* [BRIEF] Skip every image and restate the data word for word.

───── SOURCE EXCERPT ─────

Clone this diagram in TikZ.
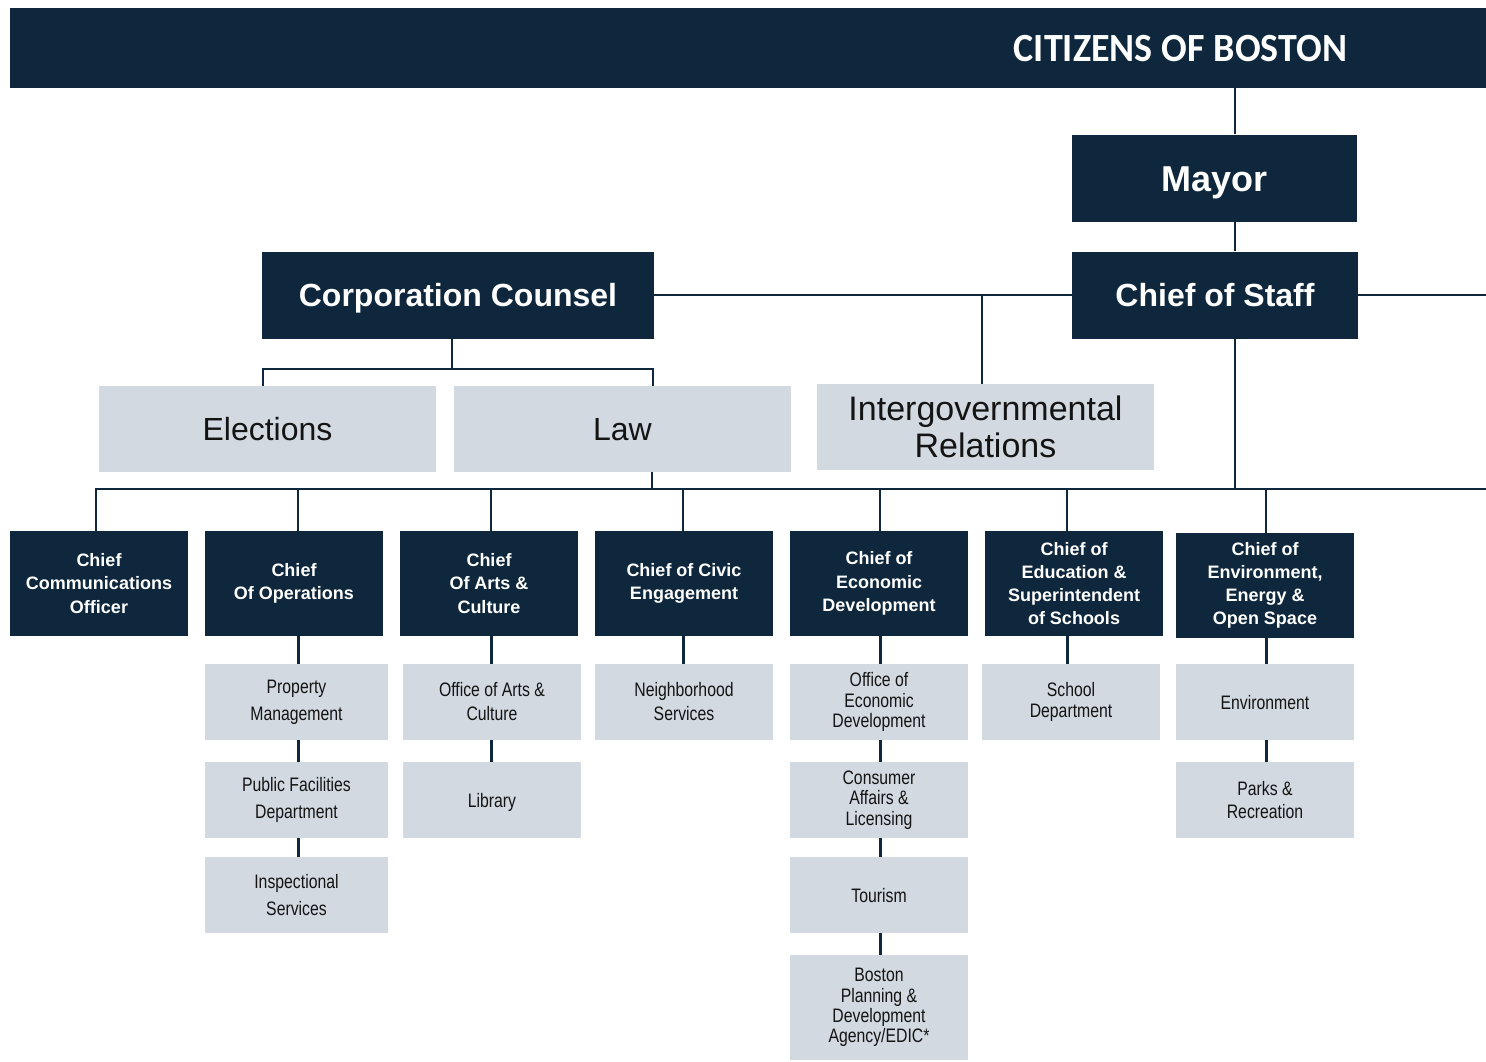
\documentclass[tikz,border=0pt]{standalone}
\usepackage{fontspec}
\setmainfont{Liberation Sans}
\newfontfamily\narrowfont[FakeStretch=0.81]{Liberation Sans}
\newfontfamily\hdrfont[FakeStretch=0.95]{Carlito}
\definecolor{navy}{HTML}{0E273C}
\definecolor{paleblue}{HTML}{D2D9E0}
\definecolor{ink}{HTML}{141414}
\begin{document}
\begin{tikzpicture}[x=1pt,y=-1pt,
  darkbox/.style={rectangle, fill=navy, text=white, inner sep=0pt, align=center, font=\bfseries\fontsize{32}{38}\selectfont},
  oneline/.style={text height=#1, text depth=0pt},
  headbox/.style={darkbox, minimum height=87pt},
  chiefbox/.style={darkbox, minimum width=178pt, minimum height=105pt, font=\bfseries\fontsize{18}{23.2}\selectfont},
  unitbox/.style={rectangle, fill=paleblue, text=ink, inner sep=0pt, align=center, minimum width=337pt, minimum height=86pt, font=\fontsize{32}{37}\selectfont},
  subbox/.style={rectangle, fill=paleblue, text=ink, inner sep=0pt, align=center, minimum width=178pt, minimum height=76pt, font=\narrowfont\fontsize{19.5}{20.3}\selectfont},
  subwide/.style={subbox, font=\narrowfont\fontsize{19.5}{26.7}\selectfont},
  submid/.style={subbox, font=\narrowfont\fontsize{19.5}{24}\selectfont},
  conn/.style={draw=navy, line width=2.2pt},
  sublink/.style={draw=navy, line width=3pt}
]
\useasboundingbox (0,0) rectangle (1486,1061);
\fill[white] (0,0) rectangle (1486,1061);

% header
\node[darkbox, minimum height=80pt, text width=1198pt, inner xsep=139pt, align=right,
      font=\hdrfont\bfseries\fontsize{40}{48}\selectfont, oneline=26pt] (hdr) at (748,48) {CITIZENS\hspace{9pt}OF\hspace{9pt}BOSTON};

% top level
\node[headbox, minimum width=285pt, font=\bfseries\fontsize{36}{42}\selectfont, oneline=26pt] (mayor) at (1214.5,178) {Mayor};
\node[headbox, minimum width=286pt, oneline=23pt] (cos) at (1215,295) {Chief of Staff};
\node[headbox, minimum width=392pt, oneline=23pt] (cc) at (458,295) {Corporation Counsel};

\node[unitbox, oneline=23pt] (elections) at (267.5,429) {Elections};
\node[unitbox, oneline=23pt] (law) at (622.5,429) {Law};
\node[unitbox, font=\fontsize{34}{37.5}\selectfont] (igr) at (985.5,427) {Intergovernmental\\Relations};

% chiefs
\node[chiefbox] (c1) at (99,583.5) {Chief\\Communications\\Officer};
\node[chiefbox] (c2) at (294,583.5) {Chief\\Of Operations};
\node[chiefbox] (c3) at (489,583.5) {Chief\\Of Arts \&\\Culture};
\node[chiefbox] (c4) at (684,583.5) {Chief of Civic\\Engagement};
\node[chiefbox] (c5) at (879,583.5) {Chief of\\Economic\\Development};
\node[chiefbox] (c6) at (1074,583.5) {Chief of\\Education \&\\Superintendent\\of Schools};
\node[chiefbox] (c7) at (1265,585.5) {Chief of\\Environment,\\Energy \&\\Open Space};

% departments
\node[subwide, minimum width=183pt] (s21) at (296.5,702) {Property\\Management};
\node[subwide, minimum width=183pt] (s22) at (296.5,800) {Public Facilities\\Department};
\node[subwide, minimum width=183pt] (s23) at (296.5,895) {Inspectional\\Services};

\node[submid] (s31) at (492,702) {Office of Arts \&\\Culture};
\node[subbox, oneline=14pt] (s32) at (492,800) {Library};

\node[submid] (s41) at (684,702) {Neighborhood\\Services};

\node[subbox] (s51) at (879,702) {Office of\\Economic\\Development};
\node[subbox] (s52) at (879,800) {Consumer\\Affairs \&\\Licensing};
\node[subbox, oneline=14pt] (s53) at (879,895) {Tourism};
\node[subbox, minimum height=105pt] (s54) at (879,1007.5) {Boston\\Planning \&\\Development\\Agency/EDIC*};

\node[subbox] (s61) at (1071,702) {School\\Department};

\node[subbox, oneline=14pt] (s71) at (1265,702) {Environment};
\node[subbox, font=\narrowfont\fontsize{19.5}{22.7}\selectfont] (s72) at (1265,800) {Parks \&\\Recreation};

% helper coordinates
\coordinate (spine) at (1235,0);
\coordinate (eastend) at (1486,295);
\coordinate (busR) at (1486,489);
\coordinate (ccbus) at (452,369);

% connectors, top
\draw[conn] (hdr.south -| spine) -- (mayor.north -| spine);
\draw[conn] (mayor.south -| spine) -- (cos.north -| spine);
\draw[conn] (cc.east) -- (cos.west);
\draw[conn] (cos.east) -- (eastend);
\draw[conn] (cos.south -| spine) -- (busR -| spine);
\draw[conn] (cc.south -| ccbus) -- (ccbus);
\draw[conn] ([xshift=-4.5pt]elections.north) -- ++(0,-17) -| ([xshift=30.5pt]law.north);
\draw[conn] ([xshift=-3.5pt]igr.north) -- ([xshift=-3.5pt]igr.north |- cos.west);
\draw[conn] ([xshift=29.5pt]law.south) -- ([xshift=29.5pt]law.south |- busR);

% bus and chiefs
\draw[conn] ([xshift=-3pt]c1.north) |- (busR);
\draw[conn] ([xshift=4pt]c2.north) -- ([xshift=4pt]c2.north |- busR);
\draw[conn] ([xshift=2pt]c3.north) -- ([xshift=2pt]c3.north |- busR);
\draw[conn] ([xshift=-1pt]c4.north) -- ([xshift=-1pt]c4.north |- busR);
\draw[conn] ([xshift=1pt]c5.north) -- ([xshift=1pt]c5.north |- busR);
\draw[conn] ([xshift=-7pt]c6.north) -- ([xshift=-7pt]c6.north |- busR);
\draw[conn] ([xshift=1pt]c7.north) -- ([xshift=1pt]c7.north |- busR);

% departments
\draw[sublink] ([xshift=4pt]c2.south) -- ([xshift=1.5pt]s21.north);
\draw[sublink] ([xshift=1.5pt]s21.south) -- ([xshift=1.5pt]s22.north);
\draw[sublink] ([xshift=1.5pt]s22.south) -- ([xshift=1.5pt]s23.north);

\draw[sublink] ([xshift=2pt]c3.south) -- ([xshift=-1pt]s31.north);
\draw[sublink] ([xshift=-1pt]s31.south) -- ([xshift=-1pt]s32.north);

\draw[sublink] ([xshift=-1pt]c4.south) -- ([xshift=-1pt]s41.north);

\draw[sublink] ([xshift=1pt]c5.south) -- ([xshift=1pt]s51.north);
\draw[sublink] ([xshift=1pt]s51.south) -- ([xshift=1pt]s52.north);
\draw[sublink] ([xshift=1pt]s52.south) -- ([xshift=1pt]s53.north);
\draw[sublink] ([xshift=1pt]s53.south) -- ([xshift=1pt]s54.north);

\draw[sublink] ([xshift=-7pt]c6.south) -- ([xshift=-4pt]s61.north);

\draw[sublink] ([xshift=1pt]c7.south) -- ([xshift=1pt]s71.north);
\draw[sublink] ([xshift=1pt]s71.south) -- ([xshift=1pt]s72.north);
\end{tikzpicture}
\end{document}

─────

* [FINAL RESULT]
Clone this diagram in TikZ.
\documentclass[tikz,border=0pt]{standalone}
\usepackage{fontspec}
\setmainfont{Liberation Sans}
\newfontfamily\narrowfont[FakeStretch=0.81]{Liberation Sans}
\newfontfamily\hdrfont[FakeStretch=0.95]{Carlito}
\definecolor{navy}{HTML}{0E273C}
\definecolor{paleblue}{HTML}{D2D9E0}
\definecolor{ink}{HTML}{141414}
\begin{document}
\begin{tikzpicture}[x=1pt,y=-1pt,
  darkbox/.style={rectangle, fill=navy, text=white, inner sep=0pt, align=center, font=\bfseries\fontsize{32}{38}\selectfont},
  oneline/.style={text height=#1, text depth=0pt},
  headbox/.style={darkbox, minimum height=87pt},
  chiefbox/.style={darkbox, minimum width=178pt, minimum height=105pt, font=\bfseries\fontsize{18}{23.2}\selectfont},
  unitbox/.style={rectangle, fill=paleblue, text=ink, inner sep=0pt, align=center, minimum width=337pt, minimum height=86pt, font=\fontsize{32}{37}\selectfont},
  subbox/.style={rectangle, fill=paleblue, text=ink, inner sep=0pt, align=center, minimum width=178pt, minimum height=76pt, font=\narrowfont\fontsize{19.5}{20.3}\selectfont},
  subwide/.style={subbox, font=\narrowfont\fontsize{19.5}{26.7}\selectfont},
  submid/.style={subbox, font=\narrowfont\fontsize{19.5}{24}\selectfont},
  conn/.style={draw=navy, line width=2.2pt},
  sublink/.style={draw=navy, line width=3pt}
]
\useasboundingbox (0,0) rectangle (1486,1061);
\fill[white] (0,0) rectangle (1486,1061);

% header
\node[darkbox, minimum height=80pt, text width=1198pt, inner xsep=139pt, align=right,
      font=\hdrfont\bfseries\fontsize{40}{48}\selectfont, oneline=26pt] (hdr) at (748,48) {CITIZENS\hspace{9pt}OF\hspace{9pt}BOSTON};

% top level
\node[headbox, minimum width=285pt, font=\bfseries\fontsize{36}{42}\selectfont, oneline=26pt] (mayor) at (1214.5,178) {Mayor};
\node[headbox, minimum width=286pt, oneline=23pt] (cos) at (1215,295) {Chief of Staff};
\node[headbox, minimum width=392pt, oneline=23pt] (cc) at (458,295) {Corporation Counsel};

\node[unitbox, oneline=23pt] (elections) at (267.5,429) {Elections};
\node[unitbox, oneline=23pt] (law) at (622.5,429) {Law};
\node[unitbox, font=\fontsize{34}{37.5}\selectfont] (igr) at (985.5,427) {Intergovernmental\\Relations};

% chiefs
\node[chiefbox] (c1) at (99,583.5) {Chief\\Communications\\Officer};
\node[chiefbox] (c2) at (294,583.5) {Chief\\Of Operations};
\node[chiefbox] (c3) at (489,583.5) {Chief\\Of Arts \&\\Culture};
\node[chiefbox] (c4) at (684,583.5) {Chief of Civic\\Engagement};
\node[chiefbox] (c5) at (879,583.5) {Chief of\\Economic\\Development};
\node[chiefbox] (c6) at (1074,583.5) {Chief of\\Education \&\\Superintendent\\of Schools};
\node[chiefbox] (c7) at (1265,585.5) {Chief of\\Environment,\\Energy \&\\Open Space};

% departments
\node[subwide, minimum width=183pt] (s21) at (296.5,702) {Property\\Management};
\node[subwide, minimum width=183pt] (s22) at (296.5,800) {Public Facilities\\Department};
\node[subwide, minimum width=183pt] (s23) at (296.5,895) {Inspectional\\Services};

\node[submid] (s31) at (492,702) {Office of Arts \&\\Culture};
\node[subbox, oneline=14pt] (s32) at (492,800) {Library};

\node[submid] (s41) at (684,702) {Neighborhood\\Services};

\node[subbox] (s51) at (879,702) {Office of\\Economic\\Development};
\node[subbox] (s52) at (879,800) {Consumer\\Affairs \&\\Licensing};
\node[subbox, oneline=14pt] (s53) at (879,895) {Tourism};
\node[subbox, minimum height=105pt] (s54) at (879,1007.5) {Boston\\Planning \&\\Development\\Agency/EDIC*};

\node[subbox] (s61) at (1071,702) {School\\Department};

\node[subbox, oneline=14pt] (s71) at (1265,702) {Environment};
\node[subbox, font=\narrowfont\fontsize{19.5}{22.7}\selectfont] (s72) at (1265,800) {Parks \&\\Recreation};

% helper coordinates
\coordinate (spine) at (1235,0);
\coordinate (eastend) at (1486,295);
\coordinate (busR) at (1486,489);
\coordinate (ccbus) at (452,369);

% connectors, top
\draw[conn] (hdr.south -| spine) -- (mayor.north -| spine);
\draw[conn] (mayor.south -| spine) -- (cos.north -| spine);
\draw[conn] (cc.east) -- (cos.west);
\draw[conn] (cos.east) -- (eastend);
\draw[conn] (cos.south -| spine) -- (busR -| spine);
\draw[conn] (cc.south -| ccbus) -- (ccbus);
\draw[conn] ([xshift=-4.5pt]elections.north) -- ++(0,-17) -| ([xshift=30.5pt]law.north);
\draw[conn] ([xshift=-3.5pt]igr.north) -- ([xshift=-3.5pt]igr.north |- cos.west);
\draw[conn] ([xshift=29.5pt]law.south) -- ([xshift=29.5pt]law.south |- busR);

% bus and chiefs
\draw[conn] ([xshift=-3pt]c1.north) |- (busR);
\draw[conn] ([xshift=4pt]c2.north) -- ([xshift=4pt]c2.north |- busR);
\draw[conn] ([xshift=2pt]c3.north) -- ([xshift=2pt]c3.north |- busR);
\draw[conn] ([xshift=-1pt]c4.north) -- ([xshift=-1pt]c4.north |- busR);
\draw[conn] ([xshift=1pt]c5.north) -- ([xshift=1pt]c5.north |- busR);
\draw[conn] ([xshift=-7pt]c6.north) -- ([xshift=-7pt]c6.north |- busR);
\draw[conn] ([xshift=1pt]c7.north) -- ([xshift=1pt]c7.north |- busR);

% departments
\draw[sublink] ([xshift=4pt]c2.south) -- ([xshift=1.5pt]s21.north);
\draw[sublink] ([xshift=1.5pt]s21.south) -- ([xshift=1.5pt]s22.north);
\draw[sublink] ([xshift=1.5pt]s22.south) -- ([xshift=1.5pt]s23.north);

\draw[sublink] ([xshift=2pt]c3.south) -- ([xshift=-1pt]s31.north);
\draw[sublink] ([xshift=-1pt]s31.south) -- ([xshift=-1pt]s32.north);

\draw[sublink] ([xshift=-1pt]c4.south) -- ([xshift=-1pt]s41.north);

\draw[sublink] ([xshift=1pt]c5.south) -- ([xshift=1pt]s51.north);
\draw[sublink] ([xshift=1pt]s51.south) -- ([xshift=1pt]s52.north);
\draw[sublink] ([xshift=1pt]s52.south) -- ([xshift=1pt]s53.north);
\draw[sublink] ([xshift=1pt]s53.south) -- ([xshift=1pt]s54.north);

\draw[sublink] ([xshift=-7pt]c6.south) -- ([xshift=-4pt]s61.north);

\draw[sublink] ([xshift=1pt]c7.south) -- ([xshift=1pt]s71.north);
\draw[sublink] ([xshift=1pt]s71.south) -- ([xshift=1pt]s72.north);
\end{tikzpicture}
\end{document}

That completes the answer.